Of all countries hit by Covid-19, India decreed the strictest lockdown as measured by Oxford University researchers. It also had among the smallest of fiscal stimuli, less than 2% of GDP. The result? India has suffered the greatest GDP crash among major economies (24%) in the April-June quarter. It also has one of the highest inflation rates. Meanwhile daily infections have risen to the world’s highest, almost 1 lakh new cases per day with no end in sight. The US that earlier led in this respect has flattened its infection curve, so new cases are down to 40,000 per day. India shows no flattening: infections keep rising.
That adds up to a damning indictment of India’s Covid policy. A stringent lockdown smashed the economy without seriously controlling the disease. The return to villages of millions of migrant workers who lost their urban jobs may have spread the disease along with distress. A miserly fiscal stimulus had the double whammy of insufficient relief to the needy and insufficient injection of demand into a crashing economy.
In Indian conditions, stringency was never going to work. Urban slums and many villages are extremely crowded, sleeping four to ten people per room. Locking down economic activity could not translate into social distancing in such circumstances. India got the worst of both worlds — an unprecedented economic crash and ever-rising infections.
India got a top score of 100 in the index of lockdown stringency when it was introduced in March. The comparable figures were 81 in Germany, 71.4 in the UK, 66.7 in the US, 81 in South Korea and 90.5 in Spain. India’s strictness aimed to control the spread of the disease, which was still in its infancy, giving time to crank up production of anti-Covid equipment (like ventilators and full protective suits) and rapidly expand hospital facilities to prevent the medical system from being overwhelmed. Other countries had the same aim and achieved it with less stringent lockdowns.
Despite US President Donald Trump playing down the disease’s impact, the first US fiscal stimulus was a whopping 13.2 % of GDP. The Democrats have proposed a second stimulus one and a half times bigger, though this will be doubtless pruned by the Republicans. Japan decreed an immediate stimulus of 20% of GDP. Developing countries were more cautious since big deficits could lead to credit downgrades by rating agencies. Even then many opted for ambitious stimuli — Brazil (11.8% and rising), Turkey (10.8%), China (7 %). India announced a relief package of Rs 20 lakh crore or 10% of GDP, of which the additional fiscal stimulus was barely 1% of GDP. Subsequently, India has announced some additional support, but its fiscal conservatism stands out.

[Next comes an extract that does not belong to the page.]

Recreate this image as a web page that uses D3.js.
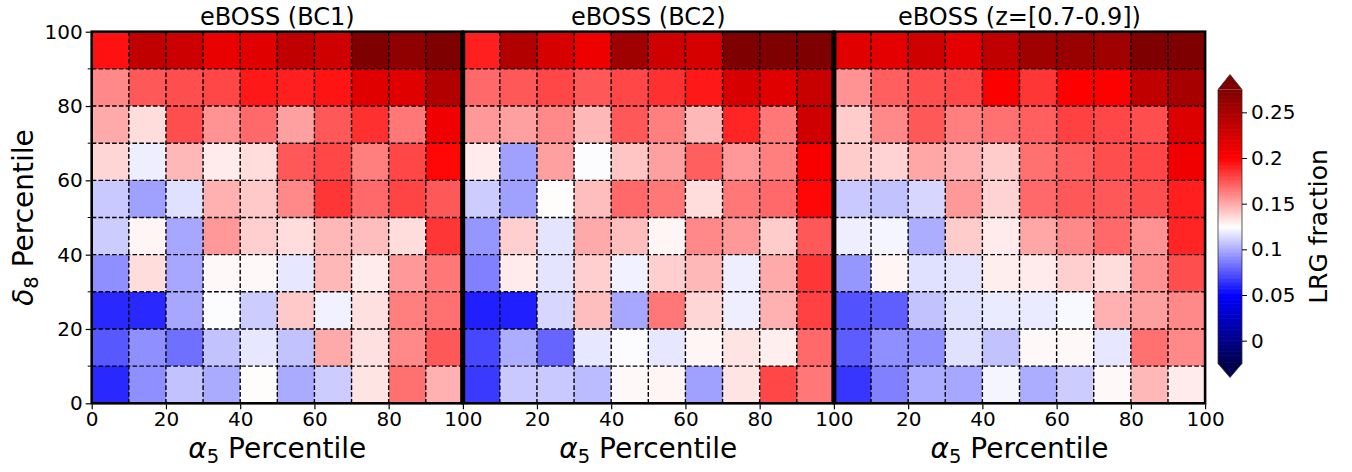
<!DOCTYPE html>
<html>
<head>
<meta charset="utf-8">
<script src="https://cdn.jsdelivr.net/npm/d3@7"></script>
<style>
  body { margin: 0; background: #fff; }
  text { font-family: "DejaVu Sans", sans-serif; fill: #000; }
</style>
</head>
<body>
<svg id="chart" width="1352" height="472"></svg>
<script>
// LRG fraction per cell, rows from delta8 90-100 (top) down to 0-10 (bottom),
// columns alpha5 0-10 ... 90-100
const bc1 = [
  [0.195,0.237,0.230,0.213,0.218,0.237,0.228,0.278,0.265,0.275],
  [0.160,0.174,0.177,0.179,0.193,0.191,0.194,0.218,0.218,0.245],
  [0.150,0.135,0.177,0.157,0.169,0.153,0.174,0.186,0.165,0.209],
  [0.137,0.120,0.146,0.131,0.135,0.174,0.179,0.163,0.179,0.198],
  [0.109,0.097,0.116,0.148,0.141,0.160,0.184,0.169,0.180,0.174],
  [0.110,0.128,0.099,0.155,0.139,0.135,0.146,0.144,0.135,0.184],
  [0.092,0.135,0.099,0.127,0.127,0.118,0.146,0.131,0.155,0.165],
  [0.062,0.062,0.099,0.124,0.110,0.141,0.121,0.134,0.163,0.167],
  [0.076,0.092,0.083,0.107,0.118,0.107,0.150,0.134,0.160,0.174],
  [0.062,0.092,0.107,0.100,0.126,0.100,0.110,0.133,0.167,0.148]
];
const bc2 = [
  [0.191,0.245,0.224,0.210,0.256,0.228,0.224,0.280,0.275,0.275],
  [0.169,0.174,0.179,0.174,0.179,0.186,0.193,0.224,0.218,0.233],
  [0.155,0.153,0.160,0.146,0.174,0.163,0.146,0.189,0.165,0.228],
  [0.131,0.097,0.153,0.124,0.142,0.153,0.172,0.155,0.163,0.204],
  [0.110,0.097,0.126,0.144,0.169,0.165,0.135,0.165,0.169,0.198],
  [0.094,0.139,0.117,0.150,0.144,0.128,0.160,0.155,0.140,0.174],
  [0.088,0.131,0.117,0.139,0.121,0.139,0.146,0.120,0.150,0.184],
  [0.059,0.059,0.113,0.144,0.099,0.165,0.137,0.120,0.148,0.181],
  [0.071,0.101,0.080,0.118,0.124,0.118,0.128,0.133,0.130,0.169],
  [0.067,0.109,0.109,0.105,0.127,0.128,0.097,0.133,0.179,0.165]
];
const bcz = [
  [0.218,0.216,0.228,0.216,0.237,0.256,0.260,0.256,0.275,0.280],
  [0.157,0.172,0.177,0.179,0.202,0.184,0.200,0.201,0.237,0.252],
  [0.140,0.160,0.174,0.163,0.167,0.172,0.181,0.179,0.177,0.220],
  [0.140,0.138,0.151,0.148,0.140,0.167,0.172,0.177,0.179,0.209],
  [0.109,0.107,0.113,0.155,0.138,0.169,0.174,0.174,0.177,0.191],
  [0.120,0.122,0.101,0.140,0.131,0.151,0.160,0.169,0.157,0.189],
  [0.094,0.128,0.116,0.117,0.130,0.131,0.139,0.135,0.157,0.177],
  [0.074,0.078,0.107,0.116,0.119,0.119,0.123,0.148,0.153,0.160],
  [0.077,0.092,0.092,0.116,0.107,0.127,0.127,0.118,0.167,0.160],
  [0.066,0.088,0.101,0.099,0.122,0.101,0.110,0.127,0.146,0.131]
];
const titles = ["eBOSS (BC1)", "eBOSS (BC2)", "eBOSS (z=[0.7-0.9])"];
const panels = [bc1, bc2, bcz];
const xTicks = [0, 20, 40, 60, 80, 100];
const yTicks = [0, 20, 40, 60, 80, 100];
const cbTicks = [0, 0.05, 0.1, 0.15, 0.2, 0.25];

const svg = d3.select("#chart");

const plotTop = 31.7, plotBottom = 403.3;
const panelLeft = [91.7, 462.7, 833.9];
const panelW = 371.2;

const vmin = -0.025, vmax = 0.275;
// matplotlib "seismic"
const color = d3.scaleLinear()
  .domain([vmin, vmin + 0.075, 0.125, vmax - 0.075, vmax])
  .range(["#00004c", "#0000ff", "#ffffff", "#ff0000", "#7f0000"])
  .clamp(true);

const y = d3.scaleLinear().domain([0, 100]).range([plotBottom, plotTop]);

panels.forEach((rows, p) => {
  const x = d3.scaleLinear().domain([0, 100]).range([panelLeft[p], panelLeft[p] + panelW]);
  const g = svg.append("g");

  const cells = [];
  rows.forEach((row, r) => row.forEach((v, c) => cells.push({ a: c * 10, d: (9 - r) * 10, v })));

  g.selectAll("rect.cell")
    .data(cells)
    .join("rect")
    .attr("class", "cell")
    .attr("x", d => x(d.a))
    .attr("y", d => y(d.d + 10))
    .attr("width", x(10) - x(0) + 0.5)
    .attr("height", y(0) - y(10) + 0.5)
    .attr("fill", d => color(d.v))
    .attr("shape-rendering", "crispEdges");

  // dashed cell grid
  const grid = d3.range(10, 100, 10);
  g.selectAll("line.gv").data(grid).join("line")
    .attr("x1", d => x(d)).attr("x2", d => x(d))
    .attr("y1", plotTop).attr("y2", plotBottom)
    .attr("stroke", "#000").attr("stroke-width", 1.4).attr("stroke-dasharray", "4.6,2.2");
  g.selectAll("line.gh").data(grid).join("line")
    .attr("x1", x(0)).attr("x2", x(100))
    .attr("y1", d => y(d)).attr("y2", d => y(d))
    .attr("stroke", "#000").attr("stroke-width", 1.4).attr("stroke-dasharray", "4.6,2.2");

  // x axis
  const xa = g.append("g")
    .attr("transform", `translate(0,${plotBottom + 1})`)
    .call(d3.axisBottom(x).tickValues(p === 0 ? xTicks : xTicks.slice(1)).tickSize(5).tickPadding(3))
    .call(a => a.select(".domain").remove());
  xa.selectAll("text").style("font-size", "20px").style("font-family", "DejaVu Sans");
  xa.selectAll("line").attr("stroke-width", 1.2);

  if (p === 0) {
    const ya = g.append("g")
      .attr("transform", `translate(${x(0) - 1},0)`)
      .call(d3.axisLeft(y).tickValues(yTicks).tickSize(5).tickPadding(3))
      .call(a => a.select(".domain").remove());
    ya.selectAll("text").style("font-size", "20px").style("font-family", "DejaVu Sans");
    ya.selectAll("line").attr("stroke-width", 1.2);
    g.selectAll("line.minor").data(d3.range(10, 100, 20)).join("line")
      .attr("x1", x(0) - 1).attr("x2", x(0) - 4)
      .attr("y1", d => y(d)).attr("y2", d => y(d))
      .attr("stroke", "#000").attr("stroke-width", 1);
  }

  // frame
  g.append("rect")
    .attr("x", x(0)).attr("y", plotTop)
    .attr("width", panelW).attr("height", plotBottom - plotTop)
    .attr("fill", "none").attr("stroke", "#000").attr("stroke-width", 2.6);

  g.append("text")
    .attr("x", x(50)).attr("y", 25)
    .attr("text-anchor", "middle")
    .style("font-size", "24px")
    .text(titles[p]);

  const xl = g.append("text")
    .attr("x", x(50)).attr("y", 458)
    .attr("text-anchor", "middle")
    .style("font-size", "28px");
  xl.append("tspan").style("font-style", "italic").text("α");
  xl.append("tspan").attr("dy", 5).style("font-size", "19.5px").text("5");
  xl.append("tspan").attr("dy", -5).text(" Percentile");
});

// thick separators between panels
svg.selectAll("line.sep").data(panelLeft.slice(1)).join("line")
  .attr("x1", d => d).attr("x2", d => d)
  .attr("y1", plotTop).attr("y2", plotBottom)
  .attr("stroke", "#000").attr("stroke-width", 5);

// y label
const yl = svg.append("text")
  .attr("transform", `translate(33,${(plotTop + plotBottom) / 2}) rotate(-90)`)
  .attr("text-anchor", "middle")
  .style("font-size", "28px");
yl.append("tspan").style("font-style", "italic").text("δ");
yl.append("tspan").attr("dy", 5).style("font-size", "19.5px").text("8");
yl.append("tspan").attr("dy", -5).text(" Percentile");

// colorbar
const cbX = 1218, cbW = 24, cbTop = 89.5, cbBot = 363.5;
const cy = d3.scaleLinear().domain([vmin, vmax]).range([cbBot, cbTop]);
const cb = svg.append("g");
const steps = d3.range(0, 200);
cb.selectAll("rect").data(steps).join("rect")
  .attr("x", cbX).attr("width", cbW)
  .attr("y", i => cy(vmin + (i + 1) * (vmax - vmin) / 200))
  .attr("height", (cbBot - cbTop) / 200 + 0.6)
  .attr("fill", i => color(vmin + (i + 0.5) * (vmax - vmin) / 200));
cb.append("path")
  .attr("d", `M${cbX},${cbTop} L${cbX + cbW / 2},${cbTop - 15} L${cbX + cbW},${cbTop} Z`)
  .attr("fill", color(vmax));
cb.append("path")
  .attr("d", `M${cbX},${cbBot} L${cbX + cbW / 2},${cbBot + 14} L${cbX + cbW},${cbBot} Z`)
  .attr("fill", color(vmin));
cb.append("path")
  .attr("d", `M${cbX},${cbTop} L${cbX + cbW / 2},${cbTop - 15} L${cbX + cbW},${cbTop} L${cbX + cbW},${cbBot} L${cbX + cbW / 2},${cbBot + 14} L${cbX},${cbBot} Z`)
  .attr("fill", "none").attr("stroke", "#333").attr("stroke-width", 0.8);
const cba = cb.append("g")
  .attr("transform", `translate(${cbX + cbW},0)`)
  .call(d3.axisRight(cy).tickValues(cbTicks).tickSize(5).tickPadding(4).tickFormat(d => String(+d.toFixed(2))))
  .call(a => a.select(".domain").remove());
cba.selectAll("text").style("font-size", "20px").style("font-family", "DejaVu Sans");
cba.selectAll("line").attr("stroke-width", 1);

svg.append("text")
  .attr("transform", `translate(1327,${(cbTop + cbBot) / 2}) rotate(-90)`)
  .attr("text-anchor", "middle")
  .style("font-size", "25px")
  .text("LRG fraction");
</script>
</body>
</html>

Inflation was already 5.9% in March when Covid struck. In most recessions, inflation falls, but in India it rose to 6.93% in July. Of 42 countries for whom The Economist publishes weekly data, only three have higher inflation than India. Only in one other country, the Philippines, has inflation risen after Covid.
Inflation has risen in India despite a bumper agricultural crop in 2019-20 and a good start to this year’s monsoon. Oil prices have crashed internationally but the Indian government has, understandably, mopped up much of the windfall through higher taxes, diminishing the deflationary impact. Part of India’s problem is the disruption in production and transport caused by an over-strict lockdown. Depreciation of the rupee from Rs 68 per dollar to Rs 75 has raised import prices. Depreciation has affected other Asian countries too yet many of them — Malaysia, Singapore, South Korea, Taiwan and Thailand had negative inflation (falling prices) in July.
The RBI has, rightly, flooded the financial system with liquidity, and real interest rates are negative. Moratoriums on bank loans have kept the economy going but must soon be phased out, exposing the damage to businesses. GDP will revive everywhere after the April-June quarter, but India’s annual prospects remain grim. The State Bank of India predicts GDP will contract 10.9% in 2020-21, while Goldman Sachs estimates contraction at 14.8%. Only in 2022 will we get back to the pre-Covid GDP level.
One study showed crowded Mumbai slums having an infection rate of 57% (against 16% in non-slum areas), yet fatality was not correspondingly higher. This suggests the slums are close to herd immunity, and the disease is far less lethal than expected. That strengthens the case for phasing out lockdowns quickly, while encouraging masks, social distancing and isolation of the infected to the extent possible.
Meanwhile, the government should greatly increase cash handouts to the masses through MNREGA and Jan Dhan accounts. The poor are worst-hit and most likely to spend additional cash, boosting the economy. Richer folk are more cautious and less likely to spend.